Opanuga did not respond to requests for comment. The owner of Vision Medical Management declined comment through an attorney.
Marietta's Comprehensive Pain Care obtained a pain clinic license in October, although it, too, operated before being granted one, records show. The medical license of owner Dr. Donald Taylor had been suspended in January after he was found to have engaged in professional sexual misconduct with a patient, board records show. He had been sanctioned for the same problem previously.
Taylor’s medical license was reinstated by the board in April. Under the terms of his probation, he must take regular polygraph tests, be chaperoned when treating female patients and submit to counseling and other requirements. He did not return calls from the AJC.
Georgia Pain Physicians of Ringgold is part of National Pain Care, a chain that advertises that it runs 14 other clinics, six of them in Georgia. Its owners did not submit its application until March — after the office opened, according to a board order.
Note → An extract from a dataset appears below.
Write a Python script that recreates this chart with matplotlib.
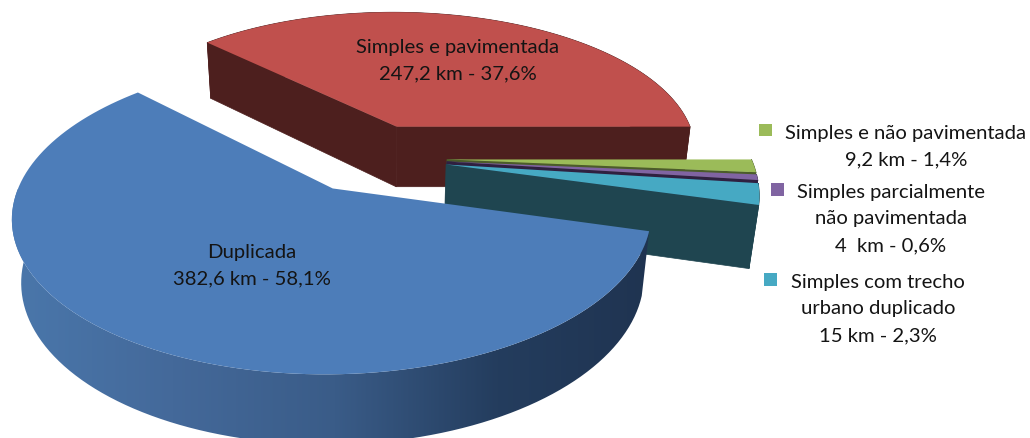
import numpy as np
import matplotlib
matplotlib.use('Agg')
import matplotlib.pyplot as plt
from matplotlib.patches import Polygon, Rectangle
from matplotlib.colors import LinearSegmentedColormap

# dados do grafico
categories = ['Duplicada', 'Simples e pavimentada', 'Simples e não pavimentada',
              'Simples parcialmente\nnão pavimentada', 'Simples com trecho\nurbano duplicado']
km_values = [382.6, 247.2, 9.2, 4, 15]
km_labels = ['382,6 km', '247,2 km', '9,2 km', '4  km', '15 km']
pct_labels = ['58,1%', '37,6%', '1,4%', '0,6%', '2,3%']
top_colors = ['#4d7db9', '#c0504d', '#9bbb59', '#8064a2', '#46a9c3']
wall_colors = ['#1f3550', '#4d1f1e', '#4b5c2a', '#2f2040', '#1f4550']

plt.rcParams['font.family'] = ['Lato', 'DejaVu Sans']

# projecao em perspectiva do disco
CX, CY = 373, 158
R, A, K, DEPTH, EXPLODE = 304, 143, 0.17, 63, 0.23
# ajuste fino de cada fatia em pixels
NUDGE = {0: (-4, 2), 1: (-2, -1), 2: (4, 1), 3: (4, 1), 4: (4, 1)}

def project(x, y, z=0.0):
    s = 1 / (1 + K * y + 0.025 * z)
    return CX + R * x * s, CY - A * y * s + DEPTH * z * s

def arc(ox, oy, a1, a2, z=0.0):
    t = np.radians(np.linspace(a1, a2, 120))
    return project(ox + np.cos(t), oy + np.sin(t), z)

fig = plt.figure(figsize=(10.3, 4.39), dpi=100)
ax = fig.add_axes([0, 0, 1, 1])
ax.set_xlim(0, 1030)
ax.set_ylim(439, 0)
ax.axis('off')

# angulos no sentido horario a partir da borda direita do vermelho
shares = np.array(km_values) / sum(km_values) * 360
# ordem de desenho: fundo para frente
order = [1, 2, 3, 4, 0]
ends = {}
start = 0.0
for i in [2, 3, 4, 0, 1]:
    ends[i] = (start - shares[i], start)
    start -= shares[i]

side_cmap = LinearSegmentedColormap.from_list(
    'side', ['#4a77ab', '#44699a', '#3a5c88', '#243d5e', '#1f3350'])

for n, i in enumerate(order):
    a1, a2 = ends[i]
    mid = np.radians((a1 + a2) / 2)
    ox, oy = EXPLODE * np.cos(mid), EXPLODE * np.sin(mid)
    dx, dy = NUDGE[i]
    apex_t = np.array(project(ox, oy)) + (dx, dy)
    apex_b = np.array(project(ox, oy, 1)) + (dx, dy)
    tx, ty = arc(ox, oy, a1, a2)
    bx, by = arc(ox, oy, a1, a2, 1)
    tx, ty, bx, by = tx + dx, ty + dy, bx + dx, by + dy

    # borda externa
    rim = np.column_stack([np.r_[tx, bx[::-1]], np.r_[ty, by[::-1]]])
    if i == 0:
        patch = Polygon(rim, closed=True, fc='none', ec='none', zorder=n * 3 + 1)
        ax.add_patch(patch)
        grad = np.linspace(0, 1, 256).reshape(1, -1)
        im = ax.imshow(grad, extent=[10, 660, 439, 190], cmap=side_cmap, aspect='auto', zorder=n * 3 + 1)
        im.set_clip_path(patch)
        ax.set_xlim(0, 1030)
        ax.set_ylim(439, 0)
    else:
        ax.add_patch(Polygon(rim, closed=True, fc=wall_colors[i], ec=wall_colors[i], lw=0.5, zorder=n * 3 + 1))

        # paredes do corte
        for k in ([0, -1] if i == 1 else [0]):
            wall = [apex_t, (tx[k], ty[k]), (bx[k], by[k]), apex_b]
            ax.add_patch(Polygon(wall, closed=True, fc=wall_colors[i], ec=wall_colors[i], lw=0.5, zorder=n * 3 + 1))

    top = np.column_stack([np.r_[apex_t[0], tx], np.r_[apex_t[1], ty]])
    ax.add_patch(Polygon(top, closed=True, fc=top_colors[i], ec='none', zorder=n * 3 + 2))

TXT = '#141414'
FS = 14.6
LS = 1.68
ax.text(458, 61, categories[1] + '\n' + km_labels[1] + ' - ' + pct_labels[1], ha='center', va='center',
        fontsize=FS, color=TXT, linespacing=LS, zorder=30)
ax.text(252, 266, categories[0] + '\n' + km_labels[0] + ' - ' + pct_labels[0], ha='center', va='center',
        fontsize=FS, color=TXT, linespacing=LS, zorder=30)
ax.text(906, 147, categories[2] + '\n' + km_labels[2] + ' - ' + pct_labels[2], ha='center', va='center',
        fontsize=FS, color=TXT, linespacing=LS, zorder=30)
ax.text(891, 219, categories[3] + '\n' + km_labels[3] + ' - ' + pct_labels[3], ha='center', va='center',
        fontsize=FS, color=TXT, linespacing=LS, zorder=30)
ax.text(878, 309, categories[4] + '\n' + km_labels[4] + ' - ' + pct_labels[4], ha='center', va='center',
        fontsize=FS, color=TXT, linespacing=LS, zorder=30)

# quadradinhos da legenda
ax.add_patch(Rectangle((759, 125), 13, 12, fc=top_colors[2], ec='none', zorder=30))
ax.add_patch(Rectangle((771, 184), 13, 13, fc=top_colors[3], ec='none', zorder=30))
ax.add_patch(Rectangle((764, 274), 13, 13, fc=top_colors[4], ec='none', zorder=30))

fig.savefig('out.png', dpi=100, facecolor='white')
They failed to complete it until May. Chain management did not return calls from the AJC.
Brazen mills in decline
The new laws have not been a cure-all.
One pain clinic licensed by the board in 2013 was accused on Monday of operating as a pill mill. A tip from medical board investigators led Cherokee County authorities to search the clinic near Acworth, seizing more than $10,000 in cash, a handgun and several pre-signed blank prescriptions.
The clinic’s owner, chiropractor Tom Hourin of Woodstock, was arrested on 18 felony charges. Also arrested was Dr. Kelvin White, of Fayetteville, who was the doctor of record for the clinic. Although White worked at a Fulton County urgent care clinic, his signature ended up on prescriptions for the pain practice, said Cmdr. Phil Price of the Cherokee Multi-Agency Narcotics Squad.
In 2008, the medical board had sanctioned White after they found he prescribed controlled substances to five patients while failing to document whether he examined them to see if they needed the medications, but that board order was lifted in 2010.
Medical board data does show that new licensing rules are weeding out other clinics that are not wholly owned by physicians. The 2013 law grandfathered in existing practices with certain types of non-physician owners, but of those that applied for licenses, only half were approved. By contrast, the approval rate for practices with full doctor ownership stood at 90 percent. Rejected applicants included owners with felony convictions or licensing restrictions concerning controlled substances, according to the state Attorney General’s Office.
There are signs that measure and others may be helping to make an impact, although how much credit they should get is unclear because the laws were enacted as law enforcement has been cracking down.
In 2013, state overdose deaths involving prescription drugs were the lowest they’ve been in six years, according to figures released by the Georgia Bureau of Investigation in July. However, its figures covered only autopsies performed by GBI, so Cobb, DeKalb, Fulton, Gwinnett, Hall, Henry and Rockdale counties were not included.
The most brazen pill mill activity is dying down, said Barbara Heath, Atlanta division manager of the U.S. Drug Enforcement Administration’s program to stop illegal sales of prescription drugs. Large billboards at Tennessee’s border advertising Georgia pain clinics are gone, and complaints of packed parking lots filled with dazed patrons and cars bearing out-of-state tags are rare.
“With heightened awareness that it [prescription drug abuse] leads to heroin abuse, and how it leads to destroyed communities, a lot of people are paying attention,” Heath said.